Is there any ways to controll it?

environment

Python 3.10.2
pgmpy 0.1.19
Windows

from pgmpy.estimators import (
    HillClimbSearch,
    BicScore)
# creating test data
data = pd.DataFrame(np.random.randint(0, 4, size=(5000, 6)), columns=['X1', 'X2', 'X3','X4','X5','X6'])
data['X1'] = data["X2"] + data["X3"]
data["X4"] = data["X5"] + data["X6"]

# rename col-names with japanese-font
data2 =  data.rename(columns={'X1':'いち_X1','X2':'に_X2','X3':'さん_X3','X4':'よん_X4','X5':'ご_X5','X6':'ろく_X6'})

def do_HCS(x):
    HC1 = HillClimbSearch(x)
    network = HC1.estimate(scoring_method=BicScore(x)) 
    return network.edges()

do_HCS(data)
#[('X2', 'X1'), ('X3', 'X1'), ('X5', 'X4'), ('X6', 'X4')]

do_HCS(data2)
#OutEdgeView([('に_X2', 'いち_X1'), ('さん_X3', 'いち_X1'), ('よん_X4', 'ご_X5'), ('ろく_X6', 'ご_X5'), ('ろく_X6', 'よん_X4')])

Ankur Ankan · Answer 1 · Sat Feb 11 2023 00:18:37 GMT+0800 (China Standard Time)

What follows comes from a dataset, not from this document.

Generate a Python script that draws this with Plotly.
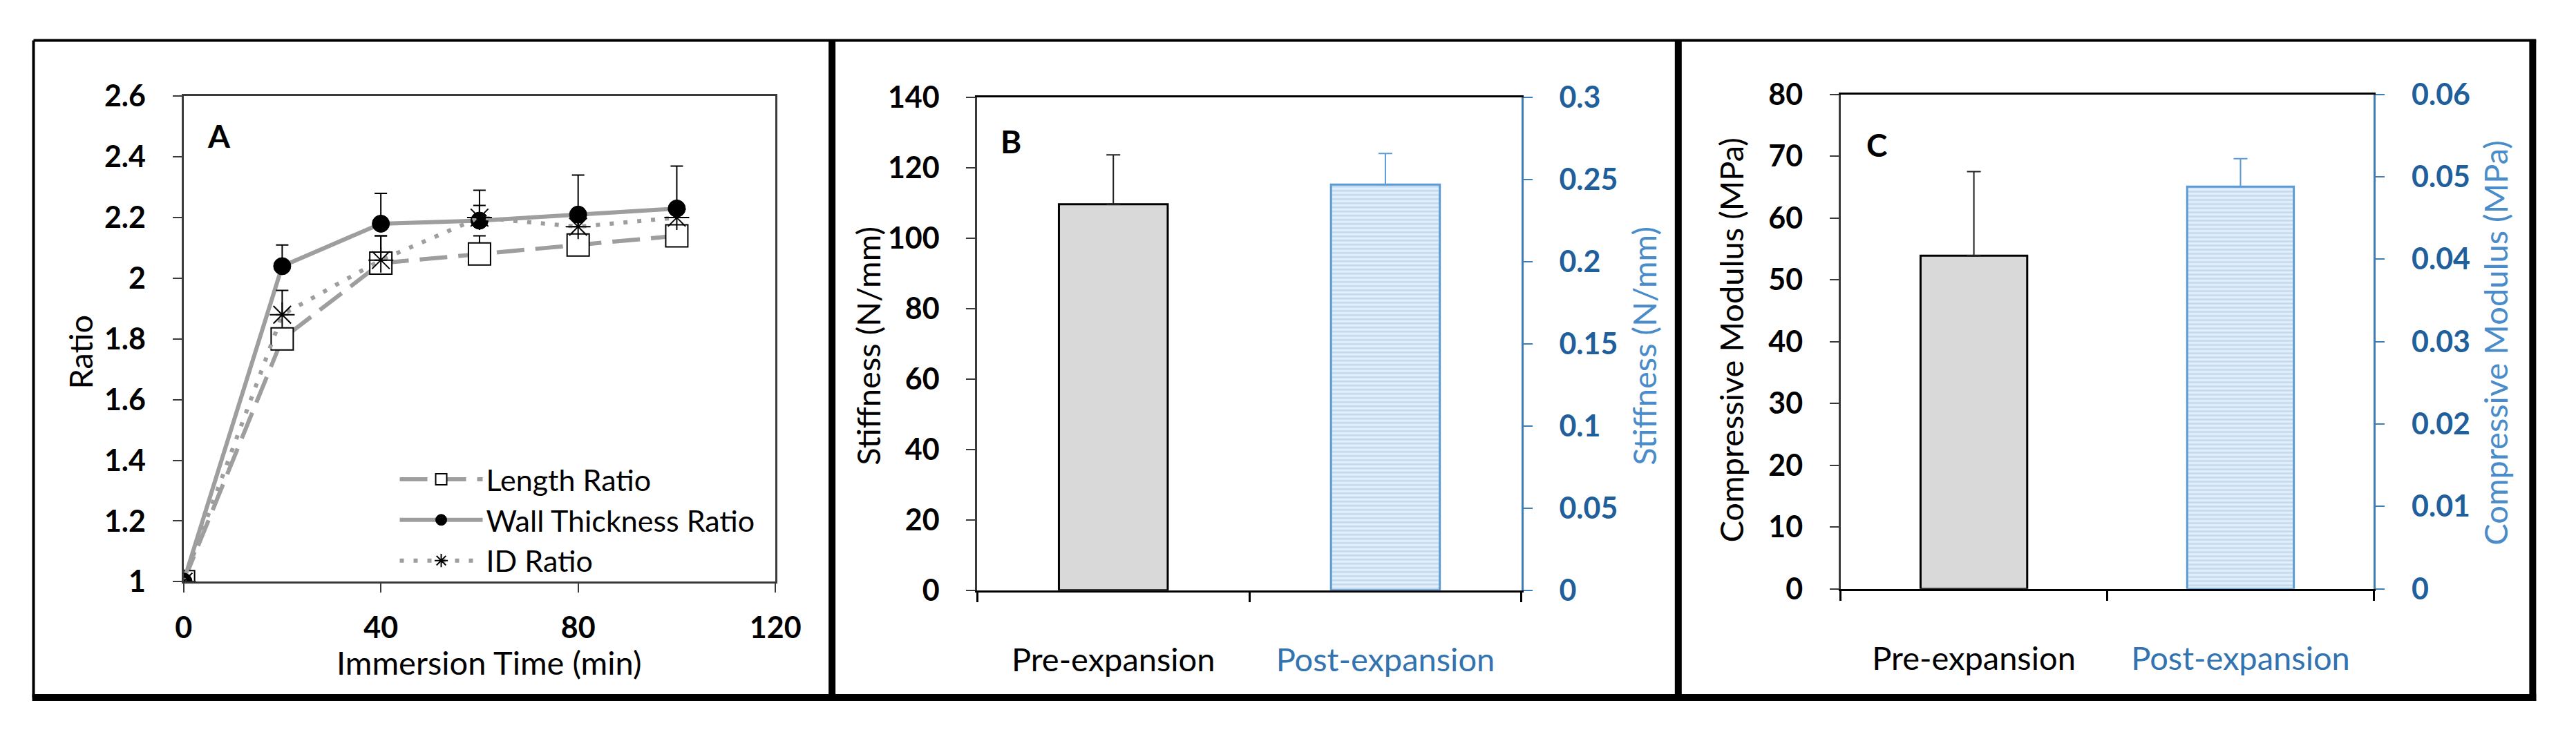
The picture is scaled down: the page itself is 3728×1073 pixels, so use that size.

@wakidal Thanks for reporting this but I am not able to reproduce the issue. On my machine, it gives the same result.

In [16]: do_HCS(data)
    ...: 
  0%|                                                                                                                                                   | 4/1000000 [00:00<7:16:25, 38.19it/s]
Out[16]: OutEdgeView([('X2', 'X1'), ('X3', 'X1'), ('X5', 'X4'), ('X6', 'X4')])

In [17]: do_HCS(data2)
    ...: 
  0%|                                                                                                                                                   | 4/1000000 [00:00<7:31:00, 36.95it/s]
Out[17]: OutEdgeView([('に_X2', 'いち_X1'), ('さん_X3', 'いち_X1'), ('ご_X5', 'よん_X4'), ('ろく_X6', 'よん_X4')])

Sahil Patki · Answer 2 · Thu Feb 16 2023 22:05:08 GMT+0800 (China Standard Time)

I can confirm, even i am not able to reproduce the issue